If you want it to be dream worthy, I guess the only thing to think about is making it tailored to your partner as much as possible. If they don't like being the centre of attention or a big song and dance, then perhaps opt for something simple and private at home or somewhere secluded.
If they do like to be fussed ove- it might be wise to ask for some help if you think it's too big to pull off on your own. If you insist on keeping it a secret- it will take some careful planning and thought.
'It was the situation or setting'- If you want to say a few words with your proposal- a restaurant or busy park might not be the best place to pull out the ring. If you do something way out of the ordinary they might guess what you're up to. Think about what you want to say and what the possible interruptions and distractions could be in each setting you consider then move it to somewhere else if necessary.

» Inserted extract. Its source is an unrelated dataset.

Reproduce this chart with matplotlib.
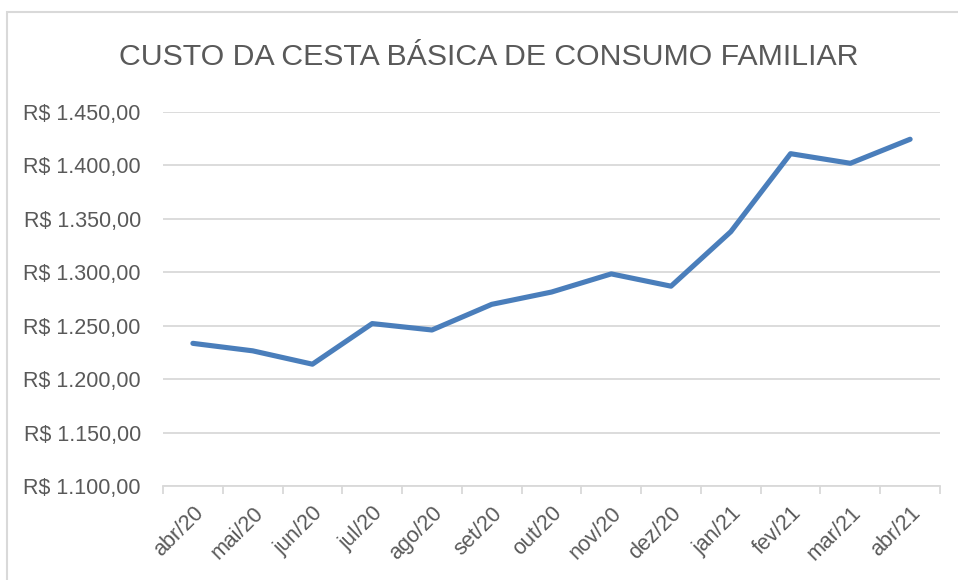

Can you take them to somewhere that means a lot to both of you as a couple or to them?
'It was the ring'- If you have no idea what kind of ring they would like- you could propose and then take them to pick their own in a store or better yet have a bespoke one made with a reputable company.
Or if they are not too precious about surprises you could talk openly about your engagement and buy the ring with them first then pick a spot to hand it over.
Alternatively, take note of the jewellery style they normally wear- small and simple or big and extravagant? This can give you a good idea of what they would like.
If you don't plan to propose to them for a little while you can always ask them what their ideal ring would look like- just for your own education.